A maior parte do efeito cômico é garantido pelo Efraim de Jonah Hill. É cada vez mais difícil acreditar que o gordinho de Superbad se tornou um ator tão polivalente. Ele constrói um personagem histérico, na qual destila todo o seu dom para a comédia, mas não um absurdo – quando há a incidência de passagens mais dramáticas, o personagem ainda é crível. Efraim acaba servindo como um estereótipo de tudo o que há de errado com o conceito de livre mercado à americana, com sua gravidade potencializada pelo eticamente controverso mercado no qual está envolvido. À parte do seu contexto geral, Efraim também tem características – a risada é pessimamente bem apresentada – que tornam sua figura cômica, mas suas ações tensas.

Melhor para Miles Teller. O ator, que conheceu Phillips em Projeto X, tem uma carreira que apesar de curta, alterna alguns altos e baixos. Tem a questionável série Divergente, aí tem Whiplash. Teve o abominável Quarteto Fantástico, e agora tem Cães de Guerra. E perceba que eu coloquei esse último como um ponto alto, pois realmente é. O David Packouz de Teller, que serve como um contraponto da personalidade histriônica de Efraim, traz uma boa carga dramática no seu arco com sua parceira Iz, ao mesmo tempo em que sabe carregar os momentos tensos e cômicos, sendo responsável pela maior parte do filme. Começa a parecer óbvio que Teller é sim um bom ator – ele e seu agente só precisam prestar mais atenção aos roteiros colocados à sua frente.

Cães de Guerra

Falar sobre um tema como o mercado de armas, principalmente para o público americano, é sempre algo delicado, pois envolve muito mais sentimentos do que observação dos fatos. Mesmo o amigo leitor que ver o filme pode muito bem ter suas próprias opiniões sobre o assunto – eu certamente tenho a minha. Mas é curioso notar que, a despeito de ser a meca dos filmes de ação, onde heróis solitários armados até os dentes lutam pela “liberdade, justiça e o jeito americano”, quando Hollywood decide se debruçar e observar a questão do uso ou não de armas e o seu mercado, quase sempre o resultado é agridoce. Como em Cães de Guerra, onde a ideia de “mal necessário” paira perene durante todo o filme.

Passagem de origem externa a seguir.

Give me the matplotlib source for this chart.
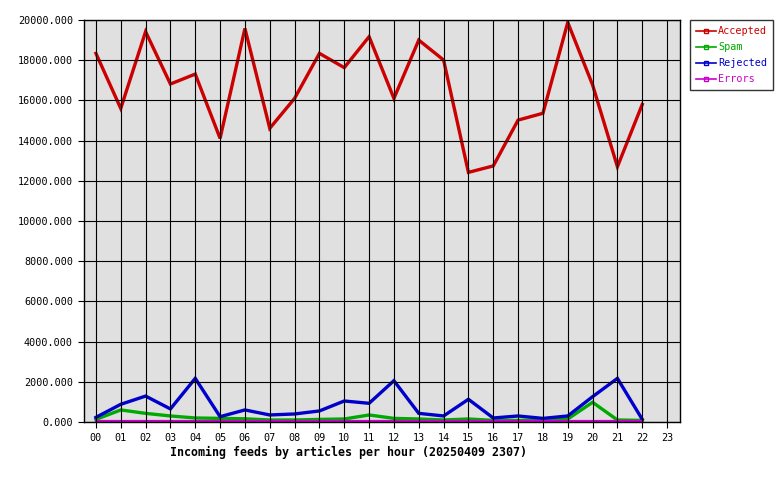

Mas aqui nós não pretendemos, assim como o filme também não, encerrar esse assunto. Afinal de contas, é algo que foge muito à realidade e à percepção da imensa maioria das pessoas comuns. Mas é inevitável, após assistir ao filme, pensar: agora nós temos uma ideia de quem são os Cães de Guerra, mas será que nós sabemos quem são seus donos?